◆ **Set task**
Write the lines out again, from the top of the material to the line containing "from bokeh.resources import INLINE", pictures excluded.
--- START Recorded data ---
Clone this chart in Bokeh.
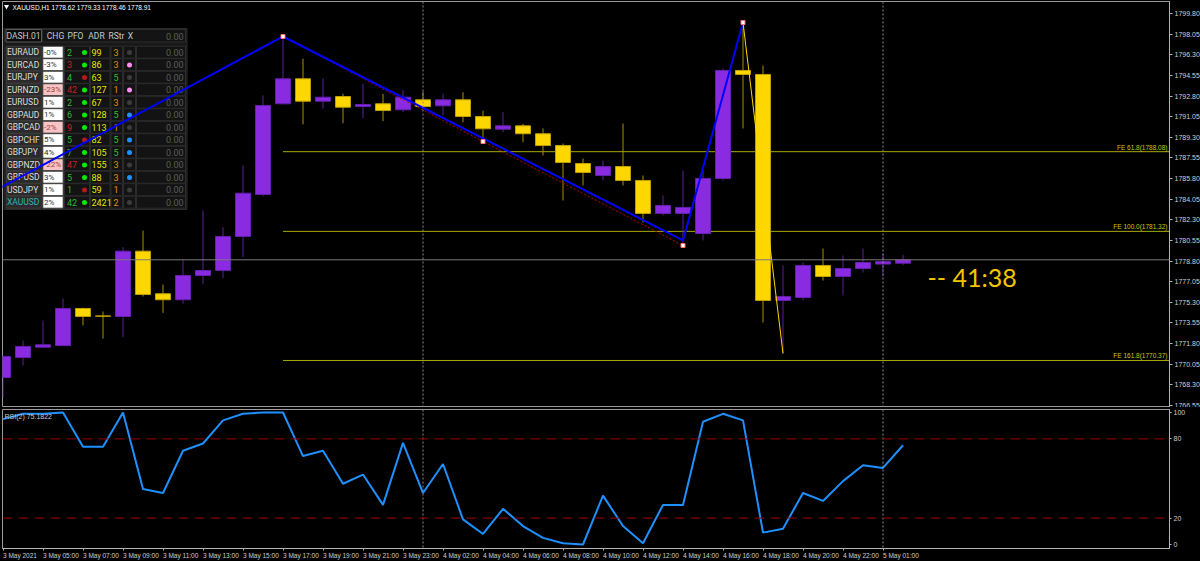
from bokeh.plotting import figure
from bokeh.layouts import column
from bokeh.models import FixedTicker, PrintfTickFormatter, Span, Label, Range1d
from bokeh.core.properties import value
from bokeh.embed import file_html
from bokeh.resources import INLINE

# ---------------- data ----------------
symbol = "XAUUSD,H1"
tick_bars = list(range(0, 46, 2))
tick_labels = ["3 May 2021", "3 May 05:00", "3 May 07:00", "3 May 09:00", "3 May 11:00",
               "3 May 13:00", "3 May 15:00", "3 May 17:00", "3 May 19:00", "3 May 21:00",
               "3 May 23:00", "4 May 02:00", "4 May 04:00", "4 May 06:00", "4 May 08:00",
               "4 May 10:00", "4 May 12:00", "4 May 14:00", "4 May 16:00", "4 May 18:00",
               "4 May 20:00", "4 May 22:00", "5 May 01:00"]
day_breaks = [21, 44]

opens = [1768.93, 1770.62, 1771.50, 1771.64, 1774.78, 1774.15, 1774.10, 1779.64, 1776.03, 1775.52,
         1777.58, 1778.00, 1780.89, 1784.45, 1792.14, 1794.26, 1792.36, 1792.76, 1791.91, 1792.14,
         1791.63, 1792.48, 1791.97, 1792.48, 1791.06, 1789.99, 1790.27, 1789.60, 1788.60, 1787.08,
         1786.06, 1786.82, 1785.64, 1782.84, 1782.84, 1781.14, 1785.81, 1794.97, 1794.63, 1775.46,
         1775.71, 1778.43, 1777.49, 1778.17, 1778.55, 1778.62]
highs = [1770.80, 1772.07, 1773.76, 1775.63, 1774.85, 1774.52, 1779.98, 1781.39, 1776.81, 1778.91,
         1783.09, 1781.67, 1786.91, 1792.85, 1797.85, 1795.96, 1794.31, 1792.99, 1793.84, 1792.99,
         1793.33, 1793.18, 1792.99, 1793.12, 1791.57, 1791.43, 1790.44, 1790.05, 1788.77, 1787.50,
         1787.33, 1790.47, 1786.06, 1784.36, 1786.48, 1786.48, 1795.14, 1799.04, 1795.39, 1778.43,
         1778.68, 1779.87, 1779.27, 1779.87, 1779.44, 1779.33]
lows = [1767.23, 1769.94, 1771.45, 1771.60, 1773.34, 1772.23, 1772.35, 1775.80, 1774.41, 1775.18,
        1776.87, 1777.38, 1779.13, 1784.30, 1792.10, 1790.39, 1791.72, 1790.50, 1790.92, 1790.67,
        1791.43, 1791.80, 1791.15, 1790.58, 1788.94, 1789.73, 1788.88, 1787.76, 1783.94, 1785.21,
        1785.64, 1785.21, 1782.07, 1782.67, 1780.12, 1780.55, 1785.64, 1790.05, 1773.59, 1770.96,
        1775.46, 1777.15, 1775.88, 1777.83, 1777.49, 1778.46]
closes = [1770.71, 1771.56, 1771.70, 1774.78, 1774.10, 1774.12, 1779.64, 1775.97, 1775.52, 1777.58,
          1778.00, 1780.89, 1784.56, 1792.00, 1794.26, 1792.36, 1792.70, 1791.85, 1792.08, 1791.57,
          1792.70, 1791.91, 1792.48, 1791.06, 1790.02, 1790.27, 1789.60, 1788.60, 1787.16, 1786.31,
          1786.82, 1785.64, 1782.84, 1783.52, 1783.35, 1785.81, 1794.97, 1794.63, 1775.46, 1775.80,
          1778.43, 1777.49, 1778.17, 1778.68, 1778.76, 1778.91]
rsi_vals = [95, 99, 99, 100, 74, 74, 100, 42, 39, 71, 76.5, 94, 99, 100, 100, 67, 71, 46, 53, 30,
            77, 39, 61, 19, 8, 27, 14, 5, 1, 0, 37, 14, 1, 30, 30, 93, 99, 94, 9, 12,
            39, 33, 48, 60, 58, 75.18]
rsi_label = "RSI(2) 75.1822"
rsi_levels = [20, 80]
rsi_ticks = [0, 20, 80, 100]

fe_levels = [1788.08, 1781.32, 1770.37]
fe_names = ["FE 61.8", "FE 100.0", "FE 161.8"]
fe_start_bar = 14

zz_blue_x = [-0.6, 14, 34, 37]
zz_blue_y = [1784.6, 1797.85, 1780.55, 1799.04]
zz_red_x = [14, 24, 34]
zz_red_y = [1797.85, 1788.94, 1780.12]
zz_yel_x = [37, 39]
zz_yel_y = [1799.04, 1770.96]
zz_pts_x = [14, 24, 34, 37]
zz_pts_y = [1797.85, 1788.94, 1780.12, 1799.04]

countdown = "--   41:38"

dash_symbols = ["EURAUD", "EURCAD", "EURJPY", "EURNZD", "EURUSD", "GBPAUD", "GBPCAD",
                "GBPCHF", "GBPJPY", "GBPNZD", "GBPUSD", "USDJPY", "XAUUSD"]
dash_chg = ["-0%", "-3%", "3%", "-23%", "1%", "1%", "-2%", "5%", "4%", "-22%", "3%", "1%", "2%"]
dash_pfo = [2, 3, 4, 42, 2, 6, 9, 5, 7, 47, 5, 1, 42]
dash_pfo_up = [True, False, True, False, True, True, False, True, True, False, True, True, True]
dash_dot_up = [True, True, False, True, True, True, True, False, True, True, True, False, True]
dash_adr = [99, 86, 63, 127, 67, 128, 113, 82, 105, 155, 88, 59, 2421]
dash_rstr = [3, 3, 5, 1, 3, 5, 1, 5, 5, 3, 3, 1, 2]
dash_x = ["off", "pink", "off", "pink", "off", "blue", "off", "blue", "blue", "off", "blue", "off", "off"]
dash_headers = ["DASH.01", "CHG", "PFO", "ADR", "RStr", "X"]
dash_value = "0.00"

# ---------------- geometry ----------------
LB = 2                 # left border px
FW = 1167
TOP1 = 1
FH1 = 406
FH2 = 139
PXB = 20.0             # px per bar
X0 = (LB - 2.5) / PXB
X1 = X0 + FW / PXB
PPU = 11.79            # px per price unit
Y_TOP = 1799.80 + (13 - TOP1) / PPU
Y_BOT = Y_TOP - FH1 / PPU
RPU = 1.32
R_TOP = 100 + 3 / RPU
R_BOT = R_TOP - FH2 / RPU


def dx(rx):
    return (rx - 2.5) / PXB


def dy(ry):
    return Y_TOP - (ry - TOP1) / PPU


BG = "#000000"
AX = "#b4b4b4"
FONT = value("Liberation Sans")

p1 = figure(frame_width=FW, frame_height=FH1, x_range=Range1d(X0, X1), y_range=Range1d(Y_BOT, Y_TOP),
            x_axis_location=None, y_axis_location="right", toolbar_location=None,
            output_backend="svg", background_fill_color=BG, border_fill_color=BG,
            min_border_left=LB, min_border_top=TOP1, min_border_bottom=0, min_border_right=0,
            outline_line_color="#9a9a9a")
p1.xgrid.visible = False
p1.ygrid.visible = False

yt = [round(1766.55 + 1.75 * k, 2) for k in range(20)]
p1.yaxis.ticker = FixedTicker(ticks=yt)
p1.yaxis.formatter = PrintfTickFormatter(format="%.2f")
ax = p1.yaxis[0]
ax.axis_line_color = AX
ax.major_tick_line_color = AX
ax.major_tick_out = 3
ax.major_tick_in = 0
ax.minor_tick_line_color = None
ax.major_label_text_color = "#cfcfcf"
ax.major_label_text_font = "Liberation Sans"
ax.major_label_text_font_size = "7px"
ax.major_label_standoff = 2

# day separators and current price
for b in day_breaks:
    p1.add_layout(Span(location=b, dimension="height", line_color="#8c8c8c", line_dash="2 2", line_width=1))
p1.add_layout(Span(location=closes[-1], dimension="width", line_color="#7a7a7a", line_width=1))

# FE levels
p1.segment(x0=[fe_start_bar] * 3, x1=[X1] * 3, y0=fe_levels, y1=fe_levels, line_color="#a8a800", line_width=1)
p1.text(x=[X1 - 0.1] * 3, y=fe_levels, text=["%s(%.2f)" % (n, v) for n, v in zip(fe_names, fe_levels)],
        text_color="#c8c800", text_font=FONT, text_font_size="6.5px", text_align="right",
        text_baseline="bottom", y_offset=-1)

# candles
bars = list(range(len(opens)))
up = [c >= o for o, c in zip(opens, closes)]
p1.segment(x0=bars, x1=bars, y0=lows, y1=highs,
           line_color=["#5b1ea0" if u else "#a88c00" for u in up], line_width=1)
p1.vbar(x=bars, width=0.75, top=[max(o, c) for o, c in zip(opens, closes)],
        bottom=[min(o, c) for o, c in zip(opens, closes)],
        fill_color=["#8a2be2" if u else "#ffd700" for u in up],
        line_color=["#6420b0" if u else "#c0a000" for u in up], line_width=1)

# dashboard
n = len(dash_symbols)
p1.quad(left=[dx(3.5)], right=[dx(186.5)], top=[dy(28)], bottom=[dy(209)], fill_color="#181818", line_color="#2a2a2a")
p1.quad(left=[dx(5.5), dx(42)], right=[dx(41), dx(185)], top=[dy(29)] * 2, bottom=[dy(41.5)] * 2,
        fill_color=["#0c0c0c", "#141414"], line_color=["#5a5a5a", "#2c2c2c"])
cols = [(5.7, 40.7), (42.3, 62.7), (64, 89), (90, 109.5), (110.5, 122), (123, 135), (136, 185)]
ql, qr, qt, qb, qf, qc = [], [], [], [], [], []
for r in range(n):
    top = 45.7 + 12.5 * r
    for ci, (a, b) in enumerate(cols):
        ql.append(dx(a)); qr.append(dx(b)); qt.append(dy(top)); qb.append(dy(top + 12))
        if ci == 0:
            qf.append("#2a2a2a"); qc.append("#3e3e3e")
        elif ci == 1:
            qf.append("#f6c4c4" if dash_chg[r].startswith("-2") else "#ffffff"); qc.append("#3e3e3e")
        else:
            qf.append("#131313"); qc.append("#2c2c2c")
p1.quad(left=ql, right=qr, top=qt, bottom=qb, fill_color=qf, line_color=qc)

RF = value("Roboto")
hx = [dx(23), dx(55), dx(75), dx(96), dx(116), dx(130)]
p1.text(x=hx, y=[dy(35.5)] * 6, text=dash_headers, text_color="#c8c8c8", text_font=RF,
        text_font_size="8.5px", text_align="center", text_baseline="middle")
p1.text(x=[dx(183)] * (n + 1), y=[dy(35.5)] + [dy(51.7 + 12.5 * r) for r in range(n)],
        text=[dash_value] * (n + 1), text_color="#5c5c5c", text_font=RF, text_font_size="9px",
        text_align="right", text_baseline="middle")
rys = [dy(51.9 + 12.5 * r) for r in range(n)]
p1.text(x=[dx(6.5)] * n, y=rys, text=dash_symbols,
        text_color=["#2ab8b8" if s == "XAUUSD" else "#dadada" for s in dash_symbols],
        text_font=RF, text_font_size="8.5px", text_align="left", text_baseline="middle")
p1.text(x=[dx(43.5)] * n, y=rys, text=dash_chg,
        text_color=["#a04040" if c.startswith("-2") else "#303030" for c in dash_chg],
        text_font=RF, text_font_size="8px", text_align="left", text_baseline="middle")
p1.text(x=[dx(66.5)] * n, y=rys, text=[str(v) for v in dash_pfo],
        text_color=["#2db82d" if u else "#c82222" for u in dash_pfo_up],
        text_font=RF, text_font_size="9px", text_align="left", text_baseline="middle")
p1.scatter(x=[dx(84)] * n, y=rys, size=5, marker="circle",
           fill_color=["#00ee00" if u else "#b51a1a" for u in dash_dot_up],
           line_color=None)
p1.text(x=[dx(91)] * n, y=rys, text=[str(v) for v in dash_adr], text_color="#e6e600",
        text_font=RF, text_font_size="9px", text_align="left", text_baseline="middle")
p1.text(x=[dx(113)] * n, y=rys, text=[str(v) for v in dash_rstr],
        text_color=["#33c033" if v == 5 else "#e09010" for v in dash_rstr],
        text_font=RF, text_font_size="9px", text_align="left", text_baseline="middle")
xcol = {"off": "#3c3c3c", "pink": "#ff8cf0", "blue": "#1e90ff"}
p1.scatter(x=[dx(129)] * n, y=rys, size=5, marker="circle",
           fill_color=[xcol[c] for c in dash_x], line_color=None)

# zigzag / expansion lines
p1.line(zz_red_x, zz_red_y, line_color="#c00000", line_dash="2 2", line_width=1)
p1.line(zz_blue_x, zz_blue_y, line_color="#0000ff", line_width=2)
p1.line(zz_yel_x, zz_yel_y, line_color="#ffd700", line_width=1)
p1.scatter(zz_pts_x, zz_pts_y, marker="square", size=4, fill_color="#ffffff", line_color="#ff7070")

# header
p1.scatter([dx(6)], [dy(6)], marker="inverted_triangle", size=5, fill_color="#ffffff", line_color=None)
p1.text(x=[dx(12)], y=[dy(6.5)],
        text=["%s  %.2f %.2f %.2f %.2f" % (symbol, opens[-1], highs[-1], lows[-1], closes[-1])],
        text_color="#ffffff", text_font=FONT, text_font_size="6.5px", text_align="left", text_baseline="middle")

# countdown
p1.text(x=[dx(927)], y=[dy(276)], text=[countdown], text_color="#f2c500", text_font=value("Lato"),
        text_font_size="25px", text_align="left", text_baseline="middle")

# price box on axis
p1.add_layout(Label(x=X1, y=closes[-1], x_offset=3, text="%.2f" % closes[-1], text_color="#000000",
                    text_font="Liberation Sans", text_font_size="7px", text_baseline="middle",
                    background_fill_color="#ffffff", border_line_color="#c0c0c0"))

# ---------------- RSI panel ----------------
p2 = figure(frame_width=FW, frame_height=FH2, x_range=p1.x_range, y_range=Range1d(R_BOT, R_TOP),
            x_axis_location="below", y_axis_location="right", toolbar_location=None,
            output_backend="svg", background_fill_color=BG, border_fill_color=BG,
            min_border_left=LB, min_border_top=2, min_border_bottom=0, min_border_right=0,
            outline_line_color="#9a9a9a")
p2.xgrid.visible = False
p2.ygrid.visible = False
p2.yaxis.ticker = FixedTicker(ticks=rsi_ticks)
p2.xaxis.ticker = FixedTicker(ticks=tick_bars)
p2.xaxis.major_label_overrides = {b: l for b, l in zip(tick_bars, tick_labels)}
for ax in [p2.yaxis[0], p2.xaxis[0]]:
    ax.axis_line_color = AX
    ax.major_tick_line_color = AX
    ax.major_tick_out = 2
    ax.major_tick_in = 0
    ax.minor_tick_line_color = None
    ax.major_label_text_color = "#cfcfcf"
    ax.major_label_text_font = "Liberation Sans"
    ax.major_label_text_font_size = "7px"
    ax.major_label_standoff = 2
p2.xaxis.major_label_text_font_size = "6.5px"
p2.xaxis.major_label_orientation = -0.0001
p2.xaxis.major_label_standoff = 5
for b in day_breaks:
    p2.add_layout(Span(location=b, dimension="height", line_color="#8c8c8c", line_dash="2 2", line_width=1))
for lv in rsi_levels:
    p2.add_layout(Span(location=lv, dimension="width", line_color="#9a0000", line_dash="10 6", line_width=1))
p2.line(bars, rsi_vals, line_color="#1e90ff", line_width=2)
p2.add_layout(Label(x=dx(4), y=R_TOP - 7 / RPU, text=rsi_label, text_color="#c8c8c8",
                    text_font="Liberation Sans", text_font_size="7px", text_baseline="middle"))

layout = column(p1, p2, spacing=0)
tmpl = """{% block preamble %}<style>html,body{background:#000000;}</style>{% endblock %}"""
open("out.html", "w").write(file_html(layout, INLINE, template=tmpl))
--- END Recorded data ---
◆ **Answer to this problem**
Clone this chart in Bokeh.
from bokeh.plotting import figure
from bokeh.layouts import column
from bokeh.models import FixedTicker, PrintfTickFormatter, Span, Label, Range1d
from bokeh.core.properties import value
from bokeh.embed import file_html
from bokeh.resources import INLINE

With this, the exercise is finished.